Thursday, February 11, 2021

Overlegalization, Impeachment and Verbs

Mark Graber

The extent to which impeachment risks being overlegalized can be assessed by the verbs people use when describing former President Trump's behavior and the standards for impeachment. The evidence is clear that President Trump caused, encouraged, provoked, and supported the insurrection of January 6. "Inspired," "emboldened," and "facilitated" also come to mind. Wordsmith's could not doubt come up with at least ten other verbs that no one questions accurate capture Trump's responsibility for January 6. Putting aside technical questions of American constitutional law, any sane person would want to impeach a president who, despite being the chief law enforcement official of the United States, caused, encouraged, provoked or supported an insurrection. We would fire a police officer who while on the job caused, encouraged, provoked and supported an insurrection. Same for the president.

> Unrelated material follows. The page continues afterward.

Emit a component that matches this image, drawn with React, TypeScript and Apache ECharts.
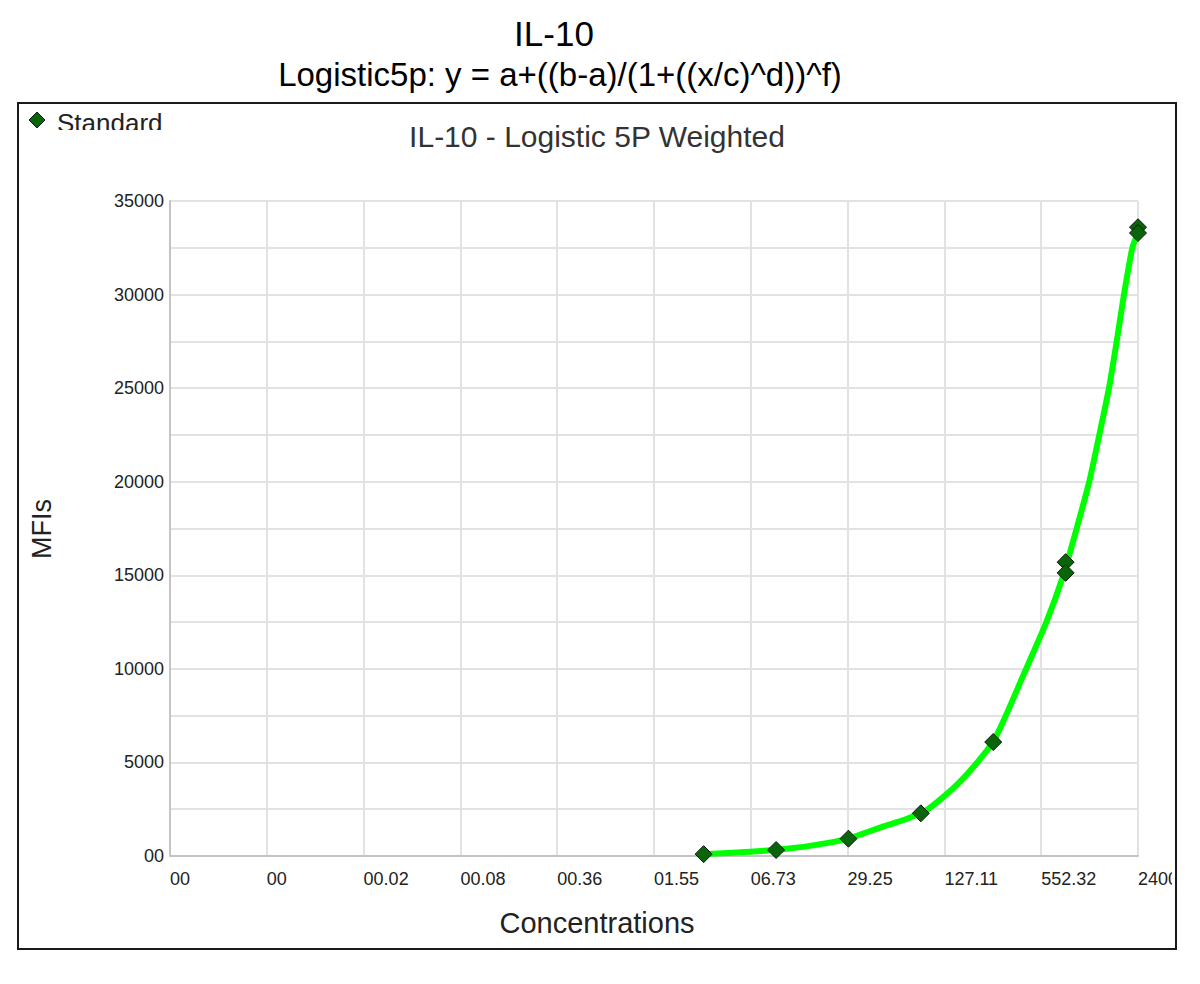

"Incitement" is, at least in constitutional law, a technical legal term that is designed to protect private speakers who have no law enforcement responsibilities. The soapbox orator is free to say "something ought to be done to prevent Congress from [whatever] in part because the soapbox orator is not constitutionally charged with protecting Congress when Congress does whatever. Proving incitement under the First Amendment is and ought to be very, very difficult. Whether the House managers who are demonstrating beyond a reasonable doubt causing, encouraging, provoking, and supporting will prove inciting as inciting is defined in the First Amendment is not entirely clear, though they are doing a good job. But no sane regime would demand incitement when causing, encouraging, providing and supporting an insurrection are clear.